In the first of our rider profiles we catch up with Frederik Scheske, a 22 year old category one rider who races for Team Tor 2000 Kalas. Fred took up cycling in 2015 after switching from marathon kayaking, and finished an impressive second in the 2017 Bristol Grand Prix.
You’re now racing with Team Tor 2000 — what’s the story behind the move and how’s it going so far?
Team Tor 2000 is local race team that I have spent the past three years racing against. I’ve always admired their camaraderie. There is a huge amount of experience in the team, so I will be able to learn a lot in terms of race tactics and so on.
What are your goals for the 2018 season? Do you have a favourite type race where you feel you perform best?
For 2018 I would like to achieve a top 10 in the Elite Circuit Series, and gain my elite licence. Last year I had an amazing time at the Rapha London Nocturne. Although I had a mechanical issue, it was still one of my favourite racing experiences, so would be keen to race that again this year. But criterium racing is definitely my strong suit — I love short and sharp races.
What approach do you take to winter training?
Winter training for me doesn’t involve mega base miles like a lot of other people do, but quite a lot of strength/low rev work, including standing starts and shorter efforts. I’m currently being coached by Max Stedman, which has worked well so far.
What does your training look like on the build up to the GP
Now the racing season has begun, it will be a lot of racing. That’s perfect training for the high intensity stuff, especially when I can do two evening crits per week in the spring/summer. Other than that I will have to fit in as much as possible around work, and keep building up my fitness.
Last year we saw you take the sprint from the bunch for second place at the 2017 Bristol Grand Prix. Can you tell us a bit about how the race went for you?
Last year’s Bristol GP was a bit of a breakthrough result for me.

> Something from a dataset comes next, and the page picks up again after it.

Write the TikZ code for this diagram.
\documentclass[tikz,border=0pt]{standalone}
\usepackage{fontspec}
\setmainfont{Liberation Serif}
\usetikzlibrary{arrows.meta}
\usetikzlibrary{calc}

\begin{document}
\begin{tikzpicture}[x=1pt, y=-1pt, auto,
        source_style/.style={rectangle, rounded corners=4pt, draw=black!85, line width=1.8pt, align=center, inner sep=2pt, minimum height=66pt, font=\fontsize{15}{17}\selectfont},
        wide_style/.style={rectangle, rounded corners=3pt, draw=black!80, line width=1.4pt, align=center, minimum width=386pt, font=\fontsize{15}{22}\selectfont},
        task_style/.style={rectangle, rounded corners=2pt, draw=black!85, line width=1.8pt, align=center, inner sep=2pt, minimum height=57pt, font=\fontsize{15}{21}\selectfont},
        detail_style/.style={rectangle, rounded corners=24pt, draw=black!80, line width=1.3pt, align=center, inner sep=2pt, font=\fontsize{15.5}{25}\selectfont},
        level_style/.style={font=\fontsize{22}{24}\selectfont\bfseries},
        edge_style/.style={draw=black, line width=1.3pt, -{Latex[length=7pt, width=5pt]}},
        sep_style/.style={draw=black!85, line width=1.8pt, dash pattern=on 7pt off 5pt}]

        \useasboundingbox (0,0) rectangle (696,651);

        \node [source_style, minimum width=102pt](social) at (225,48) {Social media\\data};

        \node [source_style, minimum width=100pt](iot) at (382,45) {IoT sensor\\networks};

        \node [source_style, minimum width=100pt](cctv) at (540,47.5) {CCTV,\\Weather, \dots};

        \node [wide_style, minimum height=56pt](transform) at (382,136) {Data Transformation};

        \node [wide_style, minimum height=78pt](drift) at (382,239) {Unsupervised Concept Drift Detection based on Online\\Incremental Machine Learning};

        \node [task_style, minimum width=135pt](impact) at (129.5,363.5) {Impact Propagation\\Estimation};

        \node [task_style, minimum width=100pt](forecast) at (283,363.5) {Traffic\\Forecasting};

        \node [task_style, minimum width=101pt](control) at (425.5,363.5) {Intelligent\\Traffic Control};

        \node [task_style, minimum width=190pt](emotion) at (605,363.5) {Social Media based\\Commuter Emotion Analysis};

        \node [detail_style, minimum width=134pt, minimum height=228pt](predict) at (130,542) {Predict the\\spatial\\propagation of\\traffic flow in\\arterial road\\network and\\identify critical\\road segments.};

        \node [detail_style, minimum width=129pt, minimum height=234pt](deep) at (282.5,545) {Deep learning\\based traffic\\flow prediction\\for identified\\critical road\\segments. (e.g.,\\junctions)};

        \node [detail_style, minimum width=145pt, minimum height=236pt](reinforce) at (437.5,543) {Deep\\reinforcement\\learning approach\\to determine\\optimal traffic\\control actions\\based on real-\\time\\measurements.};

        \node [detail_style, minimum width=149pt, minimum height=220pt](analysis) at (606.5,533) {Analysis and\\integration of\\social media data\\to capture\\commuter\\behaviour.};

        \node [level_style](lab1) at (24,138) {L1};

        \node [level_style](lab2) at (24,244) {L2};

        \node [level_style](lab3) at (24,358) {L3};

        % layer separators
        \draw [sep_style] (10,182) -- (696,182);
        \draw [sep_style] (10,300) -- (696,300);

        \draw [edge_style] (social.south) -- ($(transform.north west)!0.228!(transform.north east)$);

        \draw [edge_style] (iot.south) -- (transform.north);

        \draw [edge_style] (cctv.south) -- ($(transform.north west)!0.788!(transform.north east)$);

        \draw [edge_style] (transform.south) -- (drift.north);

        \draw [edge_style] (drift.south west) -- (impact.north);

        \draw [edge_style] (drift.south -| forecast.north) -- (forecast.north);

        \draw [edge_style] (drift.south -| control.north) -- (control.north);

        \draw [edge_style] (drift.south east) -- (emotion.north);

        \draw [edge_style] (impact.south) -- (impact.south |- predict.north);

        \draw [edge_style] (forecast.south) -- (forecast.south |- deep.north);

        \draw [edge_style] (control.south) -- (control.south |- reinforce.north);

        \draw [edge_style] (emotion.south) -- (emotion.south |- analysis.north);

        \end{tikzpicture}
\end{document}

I positioned myself near the front of the race, and got lucky with all the splits. I tried to stay out of trouble and didn’t try too many moves, I just tried to save as much energy as possible for the end.
Knowing it is a technical run in to the line, I forced my way to third wheel with the last tight right hander to go. People started launching their sprint much earlier than I expected, and I was caught out a little, I was forced the long way round, but it also happened to be much more space there, so I could sprint unimpeded.
What is your current race bike setup and what do you particularly like about it?
My current team bike is the new Specialized Tarmac SL6, with mechanical Ultegra, with Schwalbe providing us with PRO ONE tubeless tires. I run it with semi classic style drop bars, and a pro vibe sprint stem. I ride a 56cm frame, which is supposedly a size too small, but allows me to get into a lower, more aggressive position which I prefer.
What is your favourite pre-race breakfast?
I have to go with rice and an omelette. I can’t face porridge before a race, even with all kinds of toppings I find it too much like wallpaper paste.
Do you have any race day rituals or lucky things you have to have or do on a big race day?
I’ve gotta have oil on the legs, motivational watts right there. I usually psyche myself up with a bit of 2000’s euro pop too.
In your opinion, who is the classiest rider from the pro peloton and why?
I would have to say Greg Van Avermaet or Michael Kwiatkowski, they are both stylish but love animate the race, and will always leave everything on the road.
Are there any particular pro races you particularly look forward to watching and why?
I am a huge fan of classics racing, and one day races in general. I loved this year’s Milan-San Remo and can’t wait for Paris-Roubaix.